Python’s asynchronous programming capabilities have significantly improved with the introduction of async and await keywords. These keywords provide a more readable and manageable way to write concurrent code, especially when dealing with I/O-bound operations like network requests or file access. This post will look into the intricacies of async and await, providing clear explanations and practical examples.

Understanding Asynchronous Programming

Before diving into async and await, it’s crucial to grasp the core concept of asynchronous programming. Traditional synchronous code executes line by line, blocking execution until each task completes. This can be inefficient when dealing with I/O-bound tasks, as the program waits idly while waiting for external resources.

Asynchronous programming, conversely, allows multiple tasks to run concurrently without blocking each other. This is achieved by using a single thread to manage multiple tasks, switching between them as they become ready. This significantly improves responsiveness and performance, especially in applications handling numerous I/O operations.

The Role of async and await

The async and await keywords are the foundation of asynchronous programming in Python.

  • async: This keyword defines an asynchronous function. An asynchronous function is a function that can pause its execution without blocking the entire program. It’s denoted by the async keyword preceding the def keyword.

  • await: This keyword is used inside an asynchronous function to pause execution until an awaited asynchronous operation completes. It can only be used within an async function.

Code Examples:

Let’s illustrate with a simple example involving simulated I/O-bound operations:

import asyncio

async def my_io_bound_task(delay):
    print(f"Task started: {delay}")
    await asyncio.sleep(delay) # Simulates an I/O operation
    print(f"Task finished: {delay}")
    return delay * 2

async def main():
    task1 = asyncio.create_task(my_io_bound_task(2))
    task2 = asyncio.create_task(my_io_bound_task(1))
    task3 = asyncio.create_task(my_io_bound_task(3))

    results = await asyncio.gather(task1, task2, task3)
    print(f"Results: {results}")

if __name__ == "__main__":
    asyncio.run(main())

This code demonstrates how async and await enable concurrent execution.
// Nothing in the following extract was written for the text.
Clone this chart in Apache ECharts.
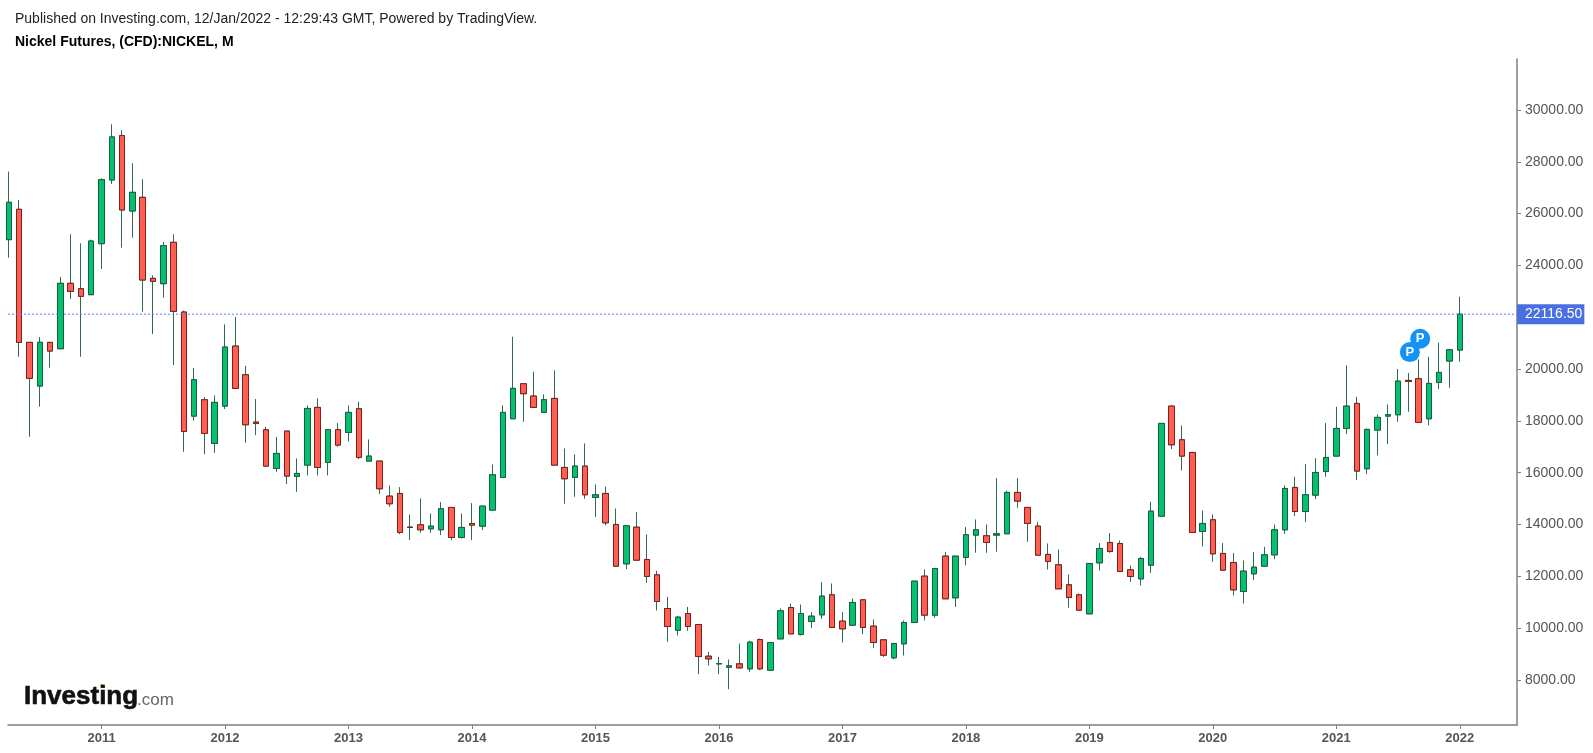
<!DOCTYPE html>
<html>
<head>
<meta charset="utf-8">
<title>Nickel Futures</title>
<script src="https://cdn.jsdelivr.net/npm/echarts@6/dist/echarts.min.js"></script>
<style>
html, body { margin: 0; padding: 0; background: #fff; }
#chart { width: 1593px; height: 753px; }
</style>
</head>
<body>
<div id="chart"></div>
<script>
// monthly candles, Apr 2010 - Jan 2022
var opens = [24994,26165,21030,19344,21030,20785,23308,23102,22870,24839,
  27297,29009,26100,26628,23501,23295,24891,22201,18185,18816,
  17130,18571,20888,19781,17954,17658,16165,17606,15856,16293,
  18520,16396,17658,17555,18468,16448,16448,15097,15199,13900,
  13990,13835,13797,14659,13501,14041,13938,14556,15817,18082,
  19434,18958,18327,18867,16203,15817,16255,15045,15199,14002,
  12484,13899,12651,12059,10759,9923,10566,10141,8919,8623,
  8494,8623,8430,9562,8378,9588,10798,9755,10257,10515,
  11288,10271,10116,11094,10078,9550,8855,9396,10219,12008,
  10503,12780,11172,12729,13591,13566,13591,13643,15239,14660,
  13939,12845,12446,11674,11288,10554,12522,13307,13269,12252,
  11904,12432,14324,18571,17271,16782,13732,14182,12883,12535,
  11416,12098,12394,12831,13796,15431,14504,15135,16049,16641,
  17709,18674,16152,17645,18185,18237,19562,19626,18082,19485,
  20309,20733];
var closes = [26435,21030,19640,21030,20695,23308,22999,22806,24942,27310,
  28958,26139,26821,23436,23385,24762,22227,17593,19588,17516,
  18713,20849,19254,17851,17902,16255,16744,15869,15972,18481,
  16203,17658,17066,18327,16589,16641,15380,14801,13694,13887,
  13797,13938,14607,13501,13887,13977,14710,15920,18327,19254,
  19048,18520,18816,16293,15766,16255,15148,15148,14067,12393,
  13951,12625,11995,11029,10064,10424,10064,8906,8816,8635,
  8546,8468,9459,8430,9446,10669,9781,10566,10463,11236,
  10026,9975,10992,10026,9447,8958,9409,10219,11815,10503,
  12304,11133,12780,13604,13797,13308,13643,15239,14904,14042,
  12819,12575,11519,11185,10696,12497,13076,12960,12188,11995,
  12690,14517,17902,17078,16641,13693,14041,12870,12239,11480,
  12201,12355,12831,13796,15392,14504,15148,16010,16589,17709,
  18571,16062,17670,18134,18237,19536,19524,17941,19446,19871,
  20746,22116.5];
var lows = [24299,20476,17387,18546,20051,20785,22703,20476,22870,23861,
  27143,24685,25071,22214,21351,22754,20154,16808,18005,16718,
  16770,18456,19254,17156,17452,16255,16036,15560,15264,15895,
  15895,15895,17001,17207,16525,16448,15174,14685,13629,13398,
  13681,13681,13591,13398,13462,13399,13784,14556,15817,18082,
  17967,18520,18327,16293,14801,15071,14993,14298,13964,12393,
  12278,12625,11750,10682,9472,9717,9897,8224,8558,8224,
  7644,8442,8314,8378,8378,9588,9781,9717,10013,10361,
  10026,9447,10116,9769,9241,8894,8804,8945,10219,10297,
  10400,11133,10824,12420,12909,12909,12948,13643,14647,13334,
  12819,12266,11519,10786,10696,10554,12226,12908,12188,11789,
  11647,12136,14324,16911,16087,13693,13153,12561,12239,11261,
  10948,11853,12394,12664,13642,14326,14094,14980,15843,16641,
  17490,15714,15946,16666,17104,17966,18352,17941,17825,19228,
  19279,20283];
var highs = [27619,26525,21030,21236,21030,23552,25199,24852,24994,27362,
  29447,29215,27941,27323,23616,24903,25199,22252,20039,18919,
  18983,21725,22008,20129,18842,17773,17375,17606,16551,18597,
  18867,17658,17915,18597,18739,17284,16448,15508,15444,14389,
  15006,14427,14865,14659,14427,14826,14710,16319,18597,21248,
  19434,19897,19022,19949,16937,16705,17130,15547,15457,14620,
  13951,14479,13616,12213,11210,10476,10823,10141,9086,8893,
  8790,9408,9511,9601,9446,10759,10952,10914,10617,11777,
  11725,10618,11146,11094,10335,9550,9409,10297,11815,12266,
  12304,12935,12780,13900,14196,14003,15792,15303,15792,14660,
  14106,13270,13038,12073,11339,12497,13282,13668,13385,12419,
  12754,14877,17902,18571,17825,16782,14543,14388,13282,12895,
  12612,12934,13140,14002,15508,15843,16332,16563,17915,18545,
  20141,18932,17709,18250,18635,20000,19845,20373,20476,21016,
  20746,22793];

var priceTicks = [8000,10000,12000,14000,16000,18000,20000,22000,24000,26000,28000,30000];
var yearTicks = [9,21,33,45,57,69,81,93,105,117,129,141]; // index of each January
var yearLabels = ['2011','2012','2013','2014','2015','2016','2017','2018','2019','2020','2021','2022'];
var lastPrice = 22116.5;
var pubMarks = [[136.15, 20656], [137.15, 21170]];
var xMin = -0.09, xMax = 146.56;

var green = '#04c06f', red = '#ff5f52', wick = '#2f6b52';
var fullRows = [], bodyRows = [];
opens.forEach(function(o, i) {
    fullRows.push([i, o, closes[i], lows[i], highs[i]]);
    bodyRows.push([i, o, closes[i], Math.min(o, closes[i]), Math.max(o, closes[i])]);
});

var chart = echarts.init(document.getElementById('chart'));
var sans = '"Liberation Sans", Arial, sans-serif';
var option = {
    animation: false,
    backgroundColor: '#fff',
    title: [
        { text: 'Published on Investing.com, 12/Jan/2022 - 12:29:43 GMT, Powered by TradingView.', left: 10, top: 7,
          textStyle: { fontFamily: sans, fontSize: 14, fontWeight: 'normal', color: '#222' } },
        { text: 'Nickel Futures, (CFD):NICKEL, M', left: 10, top: 30,
          textStyle: { fontFamily: sans, fontSize: 14, fontWeight: 'bold', color: '#000' } },
        { text: 'Investing', left: 19, top: 679,
          textStyle: { fontFamily: sans, fontSize: 26, fontWeight: 'bold', color: '#111', textBorderColor: '#111', textBorderWidth: 0.6 } },
        { text: '.com', left: 132, top: 687,
          textStyle: { fontFamily: sans, fontSize: 17, fontWeight: 'normal', color: '#666' } }
    ],
    grid: { left: 8, right: 76, top: 59, bottom: 28 },
    xAxis: {
        type: 'value',
        min: xMin,
        max: xMax,
        splitLine: { show: false },
        axisLine: { onZero: false, lineStyle: { color: '#808080', width: 1.5 } },
        axisTick: { length: 4, lineStyle: { color: '#808080' }, customValues: yearTicks },
        axisLabel: {
            customValues: yearTicks,
            margin: 7,
            fontFamily: sans, fontSize: 13, fontWeight: 'bold', color: '#555',
            formatter: function(v) { return yearLabels[yearTicks.indexOf(v)]; }
        }
    },
    yAxis: {
        type: 'value',
        position: 'right',
        min: 6263,
        max: 31966,
        splitLine: { show: false },
        axisLine: { show: true, onZero: false, lineStyle: { color: '#808080', width: 1.5 } },
        axisTick: { show: true, length: 4, lineStyle: { color: '#808080' }, customValues: priceTicks },
        axisLabel: {
            customValues: priceTicks,
            margin: 8,
            fontFamily: sans, fontSize: 14, color: '#555',
            formatter: function(v) { return v.toFixed(2); }
        }
    },
    series: [{
        name: 'wicks',
        type: 'candlestick',
        barWidth: 6,
        encode: { x: 0, y: [1, 2, 3, 4] },
        itemStyle: { color: green, color0: red, borderColor: wick, borderColor0: wick, borderColorDoji: wick, borderWidth: 1 },
        data: fullRows
    }, {
        name: 'bodies',
        type: 'candlestick',
        barWidth: 6,
        encode: { x: 0, y: [1, 2, 3, 4] },
        itemStyle: { color: green, color0: red, borderColor: '#1a5e41', borderColor0: '#7d1f1b', borderColorDoji: '#1a5e41', borderWidth: 1 },
        data: bodyRows,
        markPoint: {
            silent: true,
            symbol: 'circle',
            symbolSize: 20,
            itemStyle: { color: '#1592f5', borderWidth: 0 },
            label: { formatter: 'P', color: '#fff', fontFamily: sans, fontSize: 13, fontWeight: 'bold' },
            data: pubMarks.map(function(c) { return { coord: c }; })
        }
    }, {
        name: 'last price',
        type: 'line',
        silent: true,
        showSymbol: false,
        data: [[xMin, lastPrice], [xMax, lastPrice]],
        lineStyle: { type: [2, 2], color: '#5b7ff0', width: 1 },
        endLabel: {
            show: true,
            distance: 0,
            formatter: function() { return lastPrice.toFixed(2); },
            fontFamily: sans, fontSize: 14, color: '#fff',
            backgroundColor: '#4a6fe3',
            padding: [4, 2, 2, 8]
        }
    }],
    graphic: [{
        type: 'circle',
        shape: { cx: 102, cy: 685.5, r: 1.8 },
        style: { fill: '#f5a623' },
        silent: true
    }]
};
chart.setOption(option);
window.onresize = function() { chart.resize(); };
</script>
</body>
</html>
The my_io_bound_task function simulates an I/O operation using asyncio.sleep. The main function uses asyncio.create_task to schedule these tasks concurrently and asyncio.gather to await their completion. Note that the output will show that tasks run concurrently, not sequentially.
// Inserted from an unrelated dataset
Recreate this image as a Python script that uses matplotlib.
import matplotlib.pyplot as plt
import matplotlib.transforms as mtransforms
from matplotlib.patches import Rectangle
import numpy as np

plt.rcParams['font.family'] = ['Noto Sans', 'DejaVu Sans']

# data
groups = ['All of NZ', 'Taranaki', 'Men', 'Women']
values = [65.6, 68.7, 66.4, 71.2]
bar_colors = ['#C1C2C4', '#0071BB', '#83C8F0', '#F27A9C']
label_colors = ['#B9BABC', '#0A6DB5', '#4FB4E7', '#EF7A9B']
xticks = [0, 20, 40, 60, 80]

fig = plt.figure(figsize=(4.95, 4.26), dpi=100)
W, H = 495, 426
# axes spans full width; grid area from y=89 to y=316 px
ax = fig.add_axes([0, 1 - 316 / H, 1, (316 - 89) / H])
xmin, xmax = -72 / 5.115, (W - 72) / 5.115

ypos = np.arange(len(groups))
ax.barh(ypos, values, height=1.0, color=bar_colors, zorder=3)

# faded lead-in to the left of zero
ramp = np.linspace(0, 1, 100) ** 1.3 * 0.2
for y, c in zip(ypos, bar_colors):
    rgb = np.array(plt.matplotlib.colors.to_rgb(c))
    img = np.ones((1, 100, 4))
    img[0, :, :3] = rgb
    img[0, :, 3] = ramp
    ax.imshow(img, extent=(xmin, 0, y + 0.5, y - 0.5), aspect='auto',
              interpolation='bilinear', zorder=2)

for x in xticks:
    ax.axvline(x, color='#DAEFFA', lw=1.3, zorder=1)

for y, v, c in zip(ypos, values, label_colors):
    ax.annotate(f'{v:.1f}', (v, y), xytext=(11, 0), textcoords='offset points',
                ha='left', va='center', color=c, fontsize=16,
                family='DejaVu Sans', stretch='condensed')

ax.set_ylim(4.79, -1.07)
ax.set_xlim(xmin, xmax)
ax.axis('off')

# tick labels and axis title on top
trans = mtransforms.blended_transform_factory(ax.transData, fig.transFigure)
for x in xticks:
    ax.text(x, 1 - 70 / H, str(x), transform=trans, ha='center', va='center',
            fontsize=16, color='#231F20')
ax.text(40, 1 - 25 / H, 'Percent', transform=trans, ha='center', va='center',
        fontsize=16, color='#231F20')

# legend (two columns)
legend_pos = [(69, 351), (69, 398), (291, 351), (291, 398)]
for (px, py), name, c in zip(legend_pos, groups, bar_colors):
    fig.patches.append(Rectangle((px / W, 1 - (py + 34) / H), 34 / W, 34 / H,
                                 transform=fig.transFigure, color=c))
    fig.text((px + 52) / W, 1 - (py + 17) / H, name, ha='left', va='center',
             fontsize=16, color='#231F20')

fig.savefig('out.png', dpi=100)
Handling Exceptions in Async/Await

Proper exception handling is critical in asynchronous code. You can use standard try...except blocks within async functions:

import asyncio

async def potentially_failing_task():
    try:
        # Some operation that might raise an exception
        await asyncio.sleep(1)  # Simulate some work
        raise Exception("Something went wrong!")
    except Exception as e:
        print(f"An error occurred: {e}")

async def main():
    await potentially_failing_task()

if __name__ == "__main__":
    asyncio.run(main())

This example shows how to catch exceptions that might be raised within an asynchronous function.

Advanced Async/Await Techniques

Further exploration of asynchronous programming involves topics such as:

  • asyncio.Semaphore: Limiting the number of concurrent tasks.
  • asyncio.Queue: Managing communication between asynchronous tasks.
  • Asyncio events: Implementing more complex control flows.

These techniques allow for building highly scalable and responsive applications. Understanding and mastering async and await is essential for any Python developer working with I/O-bound operations.